PS ... maybe this Thread would be more appropriate in the Website and Forum section? If you think so then click Report to Moderator and ask for it to be moved.

I been semi-manually scraping my posts from the forums for a while now, and this sounds much nicer, but setting up a database server and web server to do it is a lot more effort than I want to go to :frowning:
(Even with 10k+ posts in 2000+ separate html files, something like grep takes mere seconds to go through it all, so I'm not sure a "real" database is worth it. Maybe I'll see if I can get the "scraping" more separated from the db...)

I bookmark any Thread that I start. And I also bookmark the occasional Post (by me or A N Other) that I think may be useful later. Between the two they represent a very tiny percentage of all the drivel that I post. And I rarely feel the need to find other stuff I have written.

...R

Robin2:
The first time you use it does it trawl through the entire Forum website to find every Reply that you posted?

It uses the "Show posts" section on your profile. (https://forum.arduino.cc/index.php?action=profile;area=showposts;

Robin2:
Does it then copy the text of each Reply to a database on your own laptop?

Yes, it splits up the post into actual post text, code snippets and quotes. It indexes these three fields for really fast text search, and it also saves the post's full HTML for nice formatting in the search interface.
It also saves some metadata (title, date, username, board id and title, topic ID, message ID). The topic- and message ID are used to link you back to the forum once you've found the post you were looking for.

Robin2:
And is all the subsequent searching done on your PC without actually needing access to the internet?

Exactly. Everything happens locally, no internet required.

Robin2:
PS ... maybe this Thread would be more appropriate in the Website and Forum section? If you think so then click Report to Moderator and ask for it to be moved.

You're probably right. I posted it here because it has way more traffic than the Website and Forum section, I suspect that many people just don't check that section.

Robin2:
I bookmark any Thread that I start. And I also bookmark the occasional Post (by me or A N Other) that I think may be useful later.

I have the bad habit of never cleaning up my bookmarks, and bookmarking many, many pages (from sites other than the forum as well).
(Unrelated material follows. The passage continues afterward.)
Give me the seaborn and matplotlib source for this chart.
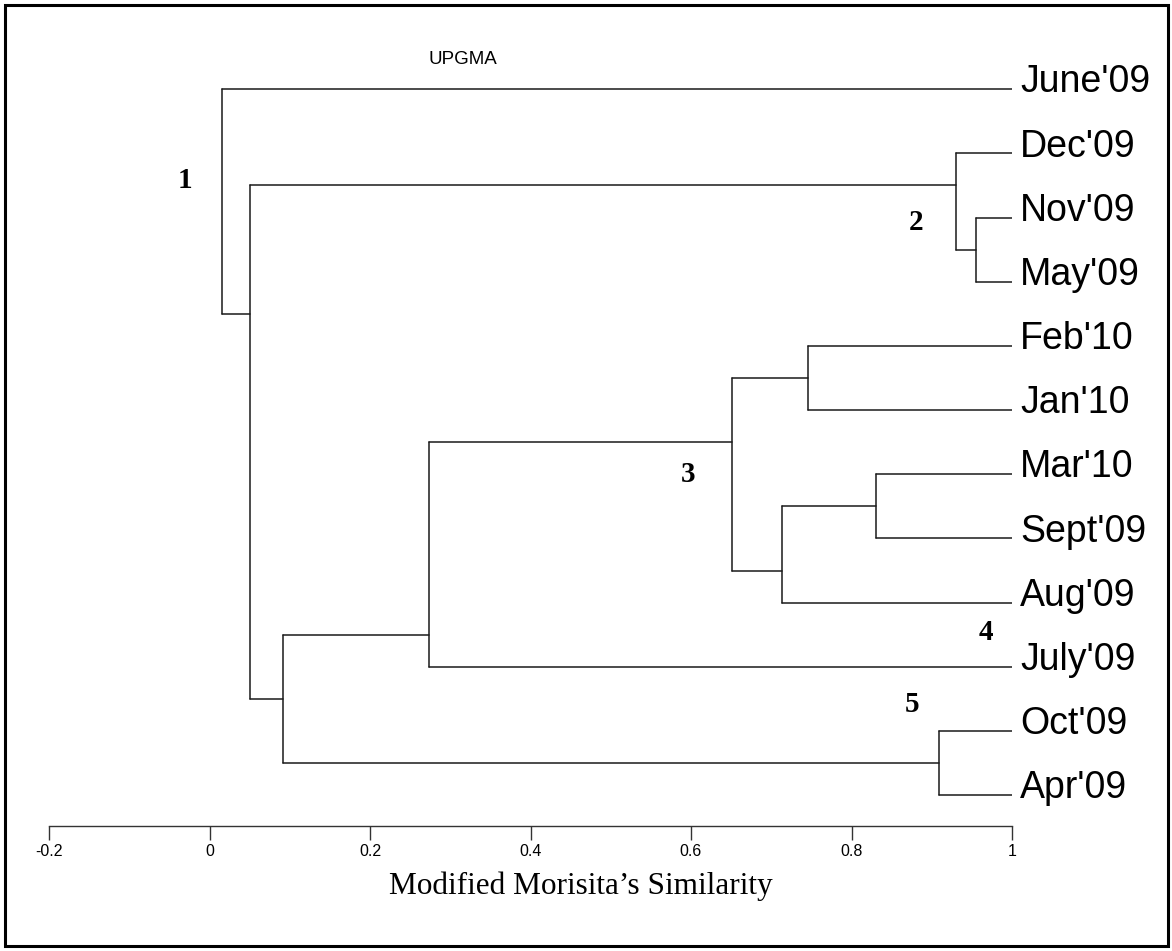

I was in need of something a bit more structured :slight_smile:

westfw:
I been semi-manually scraping my posts from the forums for a while now, and this sounds much nicer, but setting up a database server and web server to do it is a lot more effort than I want to go to :frowning:
(Even with 10k+ posts in 2000+ separate html files, something like grep takes mere seconds to go through it all, so I'm not sure a "real" database is worth it. Maybe I'll see if I can get the "scraping" more separated from the db...)

Currently, I just have everything running in an Ubuntu Server VM in VirtualBox. The Ubuntu installer installs all necessary software for you (Apache, MySQL, PHP, Python), so all you have to do is install some Python modules (through pip, or conda), run the SQL file provided to setup the database (mysql -u root -p < Database.sql), and optionally move the PHP files into your hosting folder. All that's left then, is to forward port 80 from the VM to the host machine (in the VirtualBox settings).
It's a matter of minutes if you're familiar with those kinds of things, especially if you already have a server VM you can just clone, but I understand that it's not exactly user-friendly.

I should probably look into SQLite for the database instead of MySQL, it doesn't require a DBMS server, and saves everything into a single file. It also supports full-text indices, like MySQL.

I like SQLite myself - it's a lot less trouble for a simple project and there is a nice program called SQLiteman that allows you to view and edit any database (great for when you screw things up).

Also, making a backup of the database just requires making a copy of one file.

...R

westfw:
Maybe I'll see if I can get the "scraping" more separated from the db...

+1

Having a text file of all/a range of my posts would be great. Setting up a web server and database is way overkill for finding a snippet of a conversation or code suggestion. I agree that the forum's google search is... lacking.